Xinjiang young man ventures out for better employment
Updated 20:18, 04-Jun-2020
By Yang Jinghao, Li Yang

Elkem Emet has worked in an electronics factory in east China's Anhui Province for over a year. The 22-year-old man from northwest China's Xinjiang Uygur Autonomous Region set a goal before departing his hometown – make money, and then marry his beloved girlfriend.

Elkem is from Makit, a poverty-stricken county just on the edge of the world's second largest drifting desert – the Takla Makan. Due to weak economic foundation, there are very limited job opportunities for locals.

"I felt somewhat afraid before coming here, since it was my first time traveling far away," Elkem told CGTN.

And his major challenge at the start was the language barrier.

"I couldn't get what my team leader said during work when I just came here, and had to turn to our 'instructor' for help," Elkem recalled. "Now I have learnt much Mandarin and can solve many problems by myself."

The "instructor" he referred to is a local government officer who stays at the workplace to serve workers from Xinjiang by facilitating communication between them and the factory, teaching them Mandarin and arranging sightseeing, among others.

The Uygur young man says he now loves working here, and describes his relationship with other workmates as ""brothers and sisters." But he says homesickness remains. 

CGTN crew also traveled to Elkem's hometown to see if his family are supportive of his decision to work outside of Xinjiang.

Elkem Emet's parents enjoy tea at home in Makit County in Xinjiang. Li Yang/CGTN

Elkem Emet's parents enjoy tea at home in Makit County in Xinjiang. Li Yang/CGTN

Elkem's parents said they miss their youngest son very much, and said they contact him via video call whenever possible. But they feel reassured that their once naughty boy has grown up well.

"He said over the phone that he brought us a lot of trouble before, but told us he would take good care of us after he earns enough money and comes back. It warms my heart to hear that," Meramnisa Tursun, Elkem's mother, said while weeping.

The family's monthly income used to be about 1,000 yuan, or 140 U.S. dollars, solely from farming. Now, Elkem's salary is triple that – a great relief for the family.

"Our house was simple in the past. We decorated it with the money he gave us. Now, it's better equipped. Changes are evident," said Meramnisa.

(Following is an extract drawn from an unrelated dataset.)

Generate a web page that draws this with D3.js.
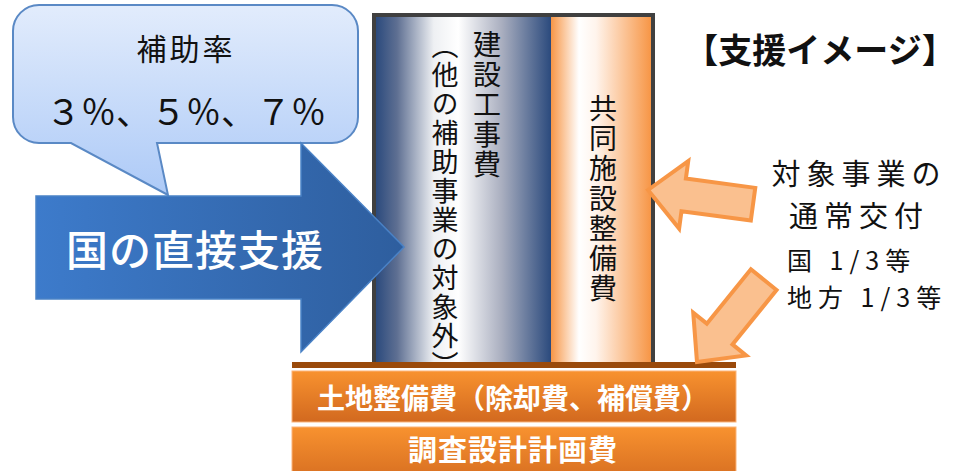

Elkem Emet's girlfriend, Rezwangul Kasim, works at her bakery shop in Xinjiang. Li Yang/CGTN

Elkem Emet's girlfriend, Rezwangul Kasim, works at her bakery shop in Xinjiang. Li Yang/CGTN

Elkem's girlfriend, Rezwangul Kasim, is the one that encouraged him to venture out. She now runs a bakery shop at home, and looks forward to a happy ending with her lover.

"I trust his ability, and will wait for him. Our families will be happy only when we are happy," said Rezwangul.

The young couple has bigger goals.

"We plan to get married by the end of this year. Then I hope he can bring me to other cities where we can earn money and learn some skills together. In the long run, I want to expand my bakery shop, and he can also start his own business," said the young woman.

Over the past few years, a growing number of young people like Elkem have chosen to venture out to different provinces for better employment opportunities. Figures from the human resources department of Makit County show that in the first four months of this year, more than 1,800 people have secured jobs in other parts of China.

However, some Western media have labeled such labor transfer as "mass forced labor" against locals' will.

"I made the decision to come on my own," said Elkem, adding that he can ask for time off to visit his parents and girlfriend.

"I think I haven't saved enough money. I will continue to work hard and go back home only after my goal is achieved," he said.

And Elkem is confident that his goal will be achieved very soon.